Another factor that influenced the rejection of Liberation Theology in Cuba was the caution that the Episcopal Conference took in the reception of missionaries enthusiastic about Marxism. However, important figures within the doctrine never renounced their old enthusiasm for the Cuban Revolution and several, such as Betto and Boff, have remained close to Havana. Betto, author of the interview ’Fidel and Religion’, is a systematic defender of the Cuban government and a columnist in its main propaganda media.

After his death, Gutiérrez’s detractors and admirers have offered their opinions on his life and work. Many have even tried to disassociate it from its Marxist theoretical roots. Boff said this week that it was an unfair “accusation” against the Peruvian priest, and that Francis had offered him “apologies” on behalf of the Catholic hierarchy for the “sufferings he endured in life.”

Gutiérrez was born on June 8, 1928 in Lima. He studied medicine and the humanities, and was ordained a priest in 1959. He belatedly joined the Dominicans in 2001 – an order from which other liberation theologians, such as Betto, come – and founded the Bartolomé de las Casas Institute in 1974.

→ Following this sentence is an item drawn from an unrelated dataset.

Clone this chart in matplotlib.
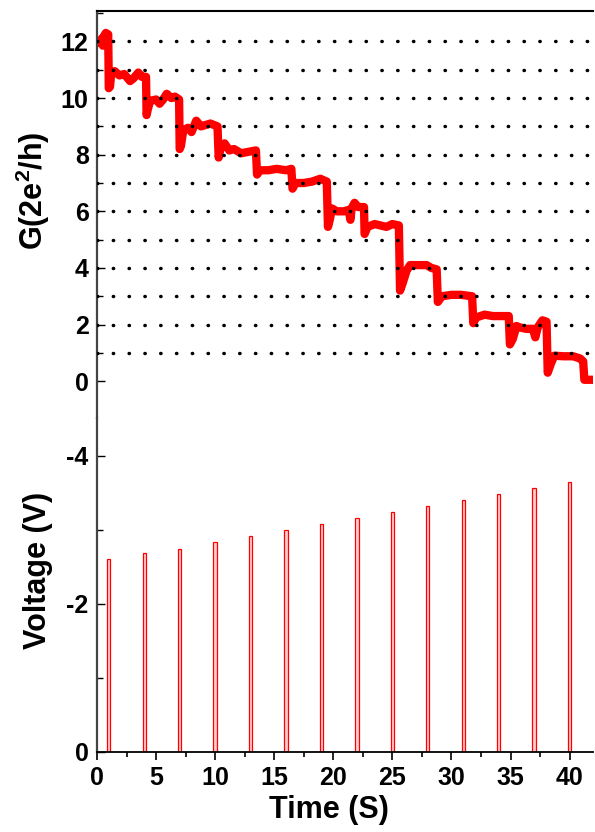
import matplotlib
matplotlib.use("Agg")
import matplotlib.pyplot as plt
from matplotlib.ticker import MultipleLocator, FixedLocator

plt.rcParams['font.family'] = ['Liberation Sans', 'DejaVu Sans']
plt.rcParams['font.weight'] = 'bold'
plt.rcParams['axes.unicode_minus'] = False
plt.rcParams['mathtext.fontset'] = 'custom'
plt.rcParams['mathtext.rm'] = 'Liberation Sans:bold'
plt.rcParams['mathtext.it'] = 'Liberation Sans:bold'
plt.rcParams['mathtext.bf'] = 'Liberation Sans:bold'

# conductance trace (time in s, G in 2e^2/h)
t_g = [0.0, 0.2, 0.4, 0.5, 0.6, 0.75, 0.95,
       1.0, 1.1, 1.2, 1.5, 1.9, 2.3, 2.8, 3.1, 3.5, 3.8, 4.15,
       4.2, 4.3, 4.5, 5.0, 5.3, 5.6, 5.9, 6.3, 6.6, 6.95,
       7.0, 7.1, 7.3, 7.7, 8.0, 8.4, 8.8, 9.2, 9.6, 10.2,
       10.3, 10.5, 10.8, 11.2, 11.6, 12.2, 12.8, 13.45,
       13.55, 13.8, 14.5, 15.2, 16.0, 16.45,
       16.55, 16.8, 17.5, 18.2, 18.9, 19.45,
       19.55, 19.7, 19.9, 20.3, 20.9, 21.3, 21.45, 21.55, 21.8, 22.1, 22.6,
       22.65, 22.9, 23.5, 24.0, 24.5, 25.0, 25.55,
       25.65, 25.9, 26.2, 26.5, 27.2, 27.9, 28.3, 28.75,
       28.85, 29.2, 30.0, 30.8, 31.75,
       31.85, 32.1, 32.8, 33.5, 34.2, 34.85,
       34.95, 35.2, 35.5, 35.8, 36.3, 36.9, 37.1, 37.3, 37.7, 38.05,
       38.15, 38.4, 38.7, 39.5, 40.3, 40.9, 41.15,
       41.25, 42.0]
g = [12.0, 11.95, 12.1, 11.85, 12.2, 12.3, 12.25,
     10.35, 10.4, 10.85, 10.95, 10.8, 10.85, 10.6, 10.7, 10.9, 10.75, 10.75,
     9.4, 9.6, 9.9, 9.95, 9.8, 9.95, 10.15, 10.0, 10.05, 9.95,
     8.2, 8.3, 8.85, 8.95, 8.8, 9.2, 9.0, 9.05, 9.1, 9.0,
     7.9, 8.3, 8.4, 8.15, 8.2, 8.05, 8.1, 8.15,
     7.3, 7.45, 7.45, 7.5, 7.45, 7.5,
     6.8, 7.0, 7.0, 7.05, 7.15, 7.05,
     5.45, 5.7, 6.1, 6.0, 6.0, 6.05, 5.7, 6.1, 6.3, 6.15, 6.15,
     5.2, 5.45, 5.55, 5.5, 5.45, 5.55, 5.5,
     3.2, 3.5, 3.9, 4.1, 4.1, 4.1, 4.0, 3.95,
     2.8, 3.0, 3.05, 3.05, 3.0,
     2.05, 2.25, 2.35, 2.3, 2.3, 2.3,
     1.3, 1.5, 1.95, 1.9, 1.85, 1.85, 1.55, 1.9, 2.15, 2.1,
     0.3, 0.6, 0.9, 0.88, 0.88, 0.8, 0.7,
     0.05, 0.05]

quant_levels = [1, 2, 3, 4, 5, 6, 7, 8, 9, 10, 11, 12]

# voltage pulses
t_pulse = [1, 4, 7, 10, 13, 16, 19, 22, 25, 28, 31, 34, 37, 40]
v_pulse = [-2.61, -2.69, -2.74, -2.84, -2.92, -3.0, -3.08,
           -3.16, -3.24, -3.32, -3.40, -3.48, -3.56, -3.64]

fig = plt.figure(figsize=(5.95, 8.32), dpi=100)
ax1 = fig.add_axes([0.163, 0.4976, 0.834, 0.489])
ax2 = fig.add_axes([0.163, 0.0962, 0.834, 0.4014])

# top panel
ax1.plot(t_g, g, color='#ff0000', lw=6, solid_joinstyle='round',
         solid_capstyle='round', zorder=2)
for lv in quant_levels:
    ax1.axhline(lv, color='black', lw=2.5, linestyle=(0, (0.1, 4.45)),
                dash_capstyle='round', zorder=3)
ax1.set_xlim(0, 42)
ax1.set_ylim(-1.3, 13.07)
ax1.set_yticks([0, 2, 4, 6, 8, 10, 12])
ax1.yaxis.set_minor_locator(FixedLocator([1, 3, 5, 7, 9, 11, 13]))
ax1.tick_params(axis='y', which='major', direction='in', length=6, width=1,
                labelsize=18, pad=6)
ax1.tick_params(axis='y', which='minor', direction='in', length=4, width=1)
ax1.tick_params(axis='x', which='both', bottom=False, labelbottom=False)
ax1.spines['bottom'].set_visible(False)
ax1.spines['right'].set_visible(False)
ax1.spines['top'].set_linewidth(1.5)
ax1.spines['left'].set_linewidth(1.6)
ax1.spines['left'].set_color('#444444')
ax1.set_ylabel('G(2e$^{2}$/h)', fontsize=22, fontweight='bold')
ax1.yaxis.set_label_coords(-0.091, 0.558)

# bottom panel
ax2.bar(t_pulse, v_pulse, width=0.28, facecolor='#ffd0d0', edgecolor='#ff0000',
        linewidth=0.9)
ax2.set_xlim(0, 42)
ax2.set_ylim(0, -4.51)
ax2.set_yticks([0, -2, -4])
ax2.yaxis.set_minor_locator(FixedLocator([-1, -3]))
ax2.set_xticks(range(0, 41, 5))
ax2.xaxis.set_minor_locator(MultipleLocator(2.5))
ax2.tick_params(axis='y', which='major', direction='in', length=6, width=1,
                labelsize=18, pad=6)
ax2.tick_params(axis='y', which='minor', direction='in', length=4, width=1)
ax2.tick_params(axis='x', which='major', direction='out', length=6, width=1.2,
                labelsize=18, pad=4)
ax2.tick_params(axis='x', which='minor', direction='out', length=3.5, width=1.2)
ax2.spines['top'].set_visible(False)
ax2.spines['right'].set_visible(False)
ax2.spines['bottom'].set_linewidth(1.3)
ax2.spines['left'].set_linewidth(1.6)
ax2.spines['left'].set_color('#444444')
ax2.set_ylabel('Voltage (V)', fontsize=22, fontweight='bold')
ax2.yaxis.set_label_coords(-0.089, 0.545)
ax2.set_xlabel('Time (S)', fontsize=22, fontweight='bold')
ax2.xaxis.set_label_coords(0.468, -0.129)

fig.savefig('out.png', dpi=100)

He received a solid theological training in Louvain (Belgium) and Lyon (France), and was a professor at several prestigious universities, such as Cambridge, Harvard and Comillas. He was a pupil of important theologians and intellectuals of the time, such as Yves Congar and Henri de Lubac, and had contacts with Karl Rahner, Hans Küng and Jürgen Moltmann. In 2003, Gutiérrez received the Prince of Asturias Award for Communication and the Humanities in Spain.

Until this Friday, only the Cienfuegos newspaper 5 de Septiembre, among the newspapers of the Communist Party of Cuba, had reported the news of his death.